4th Vice President of Sakha (Yakutia)
- In office 15 March 2007 – 9 April 2010
- President: Vyacheslav Shtyrov
- Preceded by: Aleksandr Akimov
- Succeeded by: Dmitry Glushko

Personal details
- Born: Yevgeniya Isayevna Mikhaylova October 9, 1949 (age 76) Suntar, Yakut ASSR, Russian SFSR, Soviet Union
- Alma mater: Yakutsk State University
- Awards: Alt text

= Yevgeniya Mikhaylova =

Russian politician (born 1949)

Yevgeniya Isayevna Mikhaylova (Евгения Исаевна Михайлова; born on October 9, 1949) is an educator, a researcher, an academician, a philanthropist, a public figure and an eminent politician of the Russian Federation. She holds an honorary title - the Honorable Citizen of the Sakha Republic (Yakutia). She is an acting member of the Russian Academy of Education. Currently, Yevgeniya Mikhaylova is the President of the Ammosov North-Eastern Federal University. Previously, she served as the Vice President of the Russian Federation's Sakha Republic.

==Early life and career==
Yevgeniya Mikhaylova was born in the family of Anastasiya and Isay Mikhaylov in the Siberian village of Suntar (former Yakut ASSR). After graduating from school number 2 of Yakutsk and successful results of admission exams, she enters Yakutsk State University and majors in Mathematics. In 1972, Mikhaylova receives her Specialist degree in Mathematics. Few years later, she continues her education and conducts research at Moscow Psychological Institute graduate school. She worked as a teacher, an organizer of educational work in Yakutsk high school № 20, an inspector, a manager the Yaroslavskiy regional department of national education of Yakutsk, an assistant manager, a manager of the Yakut city department of national education, a chief of a municipal government of education, a deputy minister of education.

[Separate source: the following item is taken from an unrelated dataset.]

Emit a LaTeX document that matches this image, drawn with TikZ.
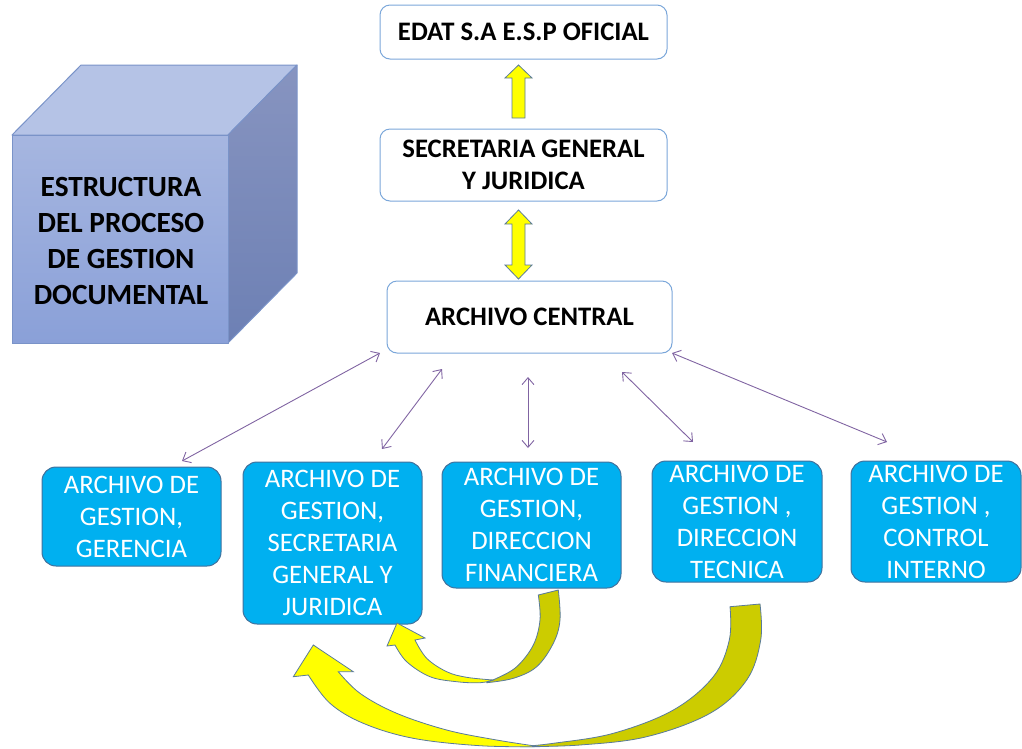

She served as deputy director and then director of the Yakutsk Department of Education (1988-1996), and then went on to become the Sakha Republic's Deputy Minister and then Minister of Education (1996-1997; 1997-2002). She was appointed the Vice President of the Sakha Republic by decree of President Vyacheslav Shtyrov in 2002. Outside politics, she is one of the sponsors of the Sakha-Korean School.